Dataset content:
- - - - -

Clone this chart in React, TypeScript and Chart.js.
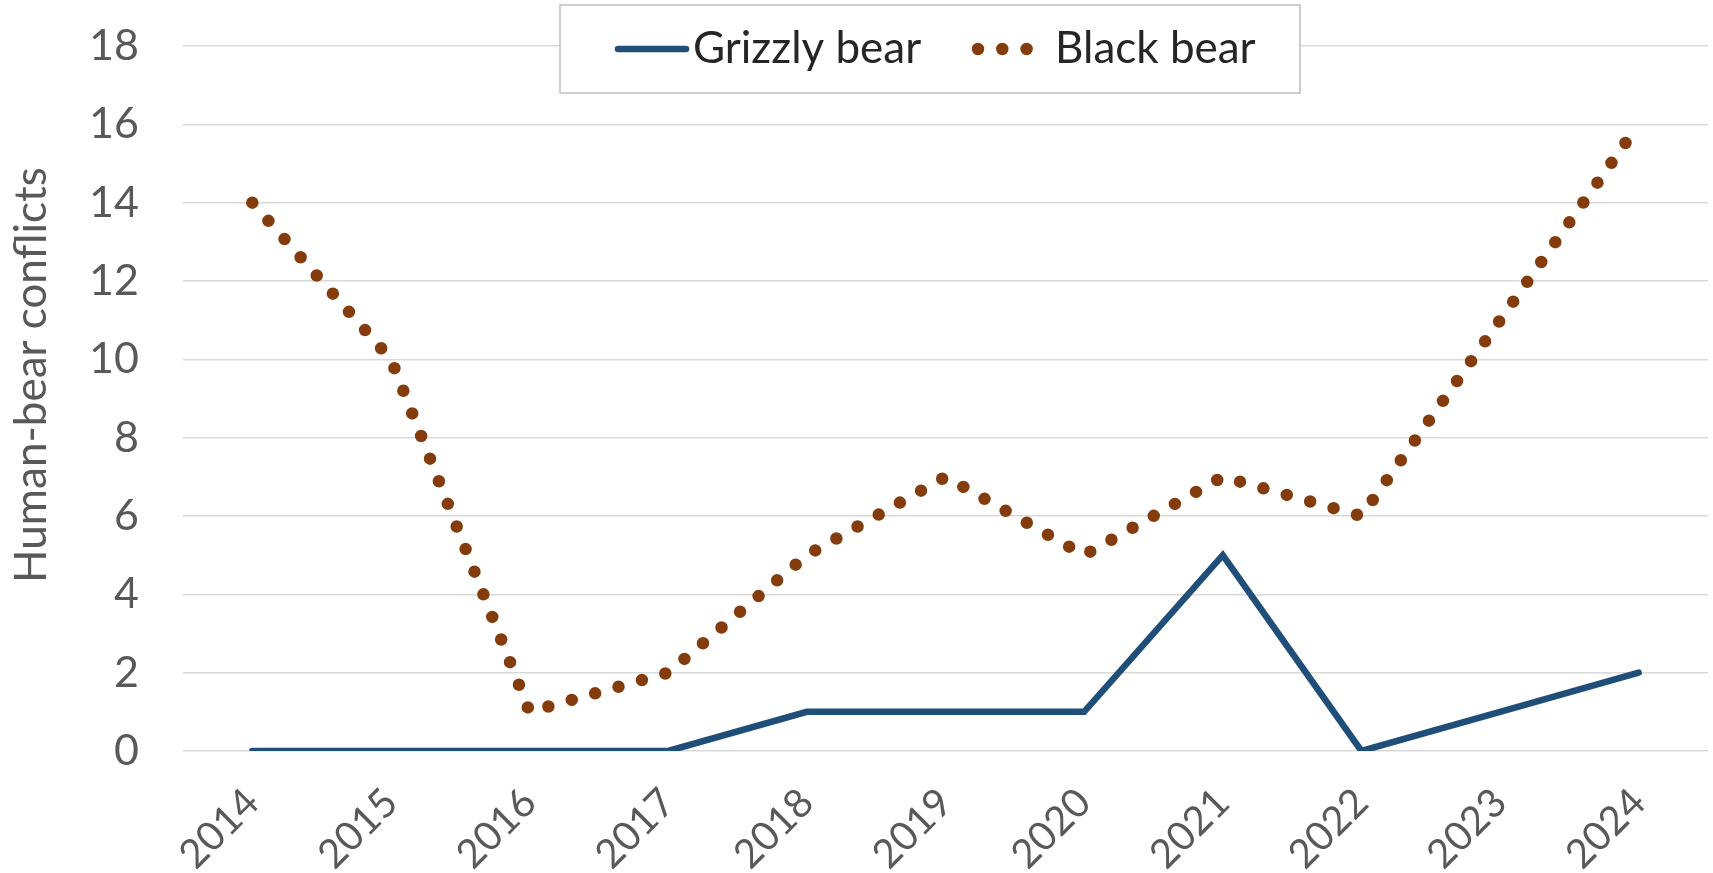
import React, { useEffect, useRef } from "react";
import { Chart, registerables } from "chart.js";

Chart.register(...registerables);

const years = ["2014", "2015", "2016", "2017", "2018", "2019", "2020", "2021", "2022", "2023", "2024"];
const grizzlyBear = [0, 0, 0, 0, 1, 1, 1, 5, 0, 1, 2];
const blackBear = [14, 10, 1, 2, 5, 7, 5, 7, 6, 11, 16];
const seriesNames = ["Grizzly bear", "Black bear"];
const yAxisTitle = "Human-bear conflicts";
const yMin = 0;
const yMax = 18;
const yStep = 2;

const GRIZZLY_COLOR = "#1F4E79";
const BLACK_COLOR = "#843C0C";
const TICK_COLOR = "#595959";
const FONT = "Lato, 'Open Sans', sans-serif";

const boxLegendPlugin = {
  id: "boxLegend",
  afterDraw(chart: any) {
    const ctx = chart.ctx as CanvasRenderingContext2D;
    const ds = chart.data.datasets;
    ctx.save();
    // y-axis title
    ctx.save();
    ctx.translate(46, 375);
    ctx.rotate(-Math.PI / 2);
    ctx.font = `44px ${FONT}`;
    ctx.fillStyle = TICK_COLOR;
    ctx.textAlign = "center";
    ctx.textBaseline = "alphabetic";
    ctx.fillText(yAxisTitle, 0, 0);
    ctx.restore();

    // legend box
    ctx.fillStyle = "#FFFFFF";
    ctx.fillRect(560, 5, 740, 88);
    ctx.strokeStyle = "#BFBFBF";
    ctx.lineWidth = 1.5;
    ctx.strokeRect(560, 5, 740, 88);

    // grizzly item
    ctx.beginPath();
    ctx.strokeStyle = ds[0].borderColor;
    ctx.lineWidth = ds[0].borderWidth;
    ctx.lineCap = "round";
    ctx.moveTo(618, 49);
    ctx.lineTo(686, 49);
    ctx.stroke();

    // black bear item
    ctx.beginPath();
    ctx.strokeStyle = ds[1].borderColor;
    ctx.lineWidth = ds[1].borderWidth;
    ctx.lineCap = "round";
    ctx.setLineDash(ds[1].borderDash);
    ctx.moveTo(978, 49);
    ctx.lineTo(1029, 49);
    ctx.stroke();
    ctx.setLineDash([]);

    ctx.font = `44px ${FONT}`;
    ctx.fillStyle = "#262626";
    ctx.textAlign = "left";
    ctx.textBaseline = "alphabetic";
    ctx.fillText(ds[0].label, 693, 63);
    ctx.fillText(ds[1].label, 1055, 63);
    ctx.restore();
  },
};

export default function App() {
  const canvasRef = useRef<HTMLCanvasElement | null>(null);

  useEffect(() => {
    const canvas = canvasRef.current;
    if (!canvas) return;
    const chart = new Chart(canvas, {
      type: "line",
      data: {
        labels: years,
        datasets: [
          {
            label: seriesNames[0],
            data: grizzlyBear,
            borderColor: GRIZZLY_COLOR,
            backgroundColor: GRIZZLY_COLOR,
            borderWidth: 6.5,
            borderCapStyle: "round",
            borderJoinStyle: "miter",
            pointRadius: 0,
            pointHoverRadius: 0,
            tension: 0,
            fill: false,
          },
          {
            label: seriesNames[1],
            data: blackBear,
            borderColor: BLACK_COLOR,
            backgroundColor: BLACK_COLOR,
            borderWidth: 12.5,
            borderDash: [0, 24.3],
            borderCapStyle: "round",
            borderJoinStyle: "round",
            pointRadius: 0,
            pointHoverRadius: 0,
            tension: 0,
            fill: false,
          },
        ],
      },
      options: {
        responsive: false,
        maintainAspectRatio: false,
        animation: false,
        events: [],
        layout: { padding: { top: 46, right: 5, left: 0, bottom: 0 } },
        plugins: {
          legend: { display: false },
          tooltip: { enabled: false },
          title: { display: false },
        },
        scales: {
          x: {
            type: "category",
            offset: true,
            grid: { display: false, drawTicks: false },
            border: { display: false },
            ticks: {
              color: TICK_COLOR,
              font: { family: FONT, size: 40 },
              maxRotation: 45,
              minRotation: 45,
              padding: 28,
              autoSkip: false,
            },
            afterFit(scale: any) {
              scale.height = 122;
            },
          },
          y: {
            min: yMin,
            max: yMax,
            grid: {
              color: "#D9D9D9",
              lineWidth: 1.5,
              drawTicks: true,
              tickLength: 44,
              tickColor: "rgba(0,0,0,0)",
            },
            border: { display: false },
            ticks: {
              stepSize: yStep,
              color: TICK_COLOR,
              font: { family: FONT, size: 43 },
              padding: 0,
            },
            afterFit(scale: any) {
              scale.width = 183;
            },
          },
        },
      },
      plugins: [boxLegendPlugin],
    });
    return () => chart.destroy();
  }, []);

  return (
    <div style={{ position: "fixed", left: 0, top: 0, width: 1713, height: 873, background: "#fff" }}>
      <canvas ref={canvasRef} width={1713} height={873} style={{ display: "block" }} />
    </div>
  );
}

- - - - -

Work required: Your task is to reproduce exactly the lines from the start of the data above through the line containing "ctx.strokeRect(560, 5, 740, 88);", leaving every picture out.

Response for this exercise:
Clone this chart in React, TypeScript and Chart.js.
import React, { useEffect, useRef } from "react";
import { Chart, registerables } from "chart.js";

Chart.register(...registerables);

const years = ["2014", "2015", "2016", "2017", "2018", "2019", "2020", "2021", "2022", "2023", "2024"];
const grizzlyBear = [0, 0, 0, 0, 1, 1, 1, 5, 0, 1, 2];
const blackBear = [14, 10, 1, 2, 5, 7, 5, 7, 6, 11, 16];
const seriesNames = ["Grizzly bear", "Black bear"];
const yAxisTitle = "Human-bear conflicts";
const yMin = 0;
const yMax = 18;
const yStep = 2;

const GRIZZLY_COLOR = "#1F4E79";
const BLACK_COLOR = "#843C0C";
const TICK_COLOR = "#595959";
const FONT = "Lato, 'Open Sans', sans-serif";

const boxLegendPlugin = {
  id: "boxLegend",
  afterDraw(chart: any) {
    const ctx = chart.ctx as CanvasRenderingContext2D;
    const ds = chart.data.datasets;
    ctx.save();
    // y-axis title
    ctx.save();
    ctx.translate(46, 375);
    ctx.rotate(-Math.PI / 2);
    ctx.font = `44px ${FONT}`;
    ctx.fillStyle = TICK_COLOR;
    ctx.textAlign = "center";
    ctx.textBaseline = "alphabetic";
    ctx.fillText(yAxisTitle, 0, 0);
    ctx.restore();

    // legend box
    ctx.fillStyle = "#FFFFFF";
    ctx.fillRect(560, 5, 740, 88);
    ctx.strokeStyle = "#BFBFBF";
    ctx.lineWidth = 1.5;
    ctx.strokeRect(560, 5, 740, 88);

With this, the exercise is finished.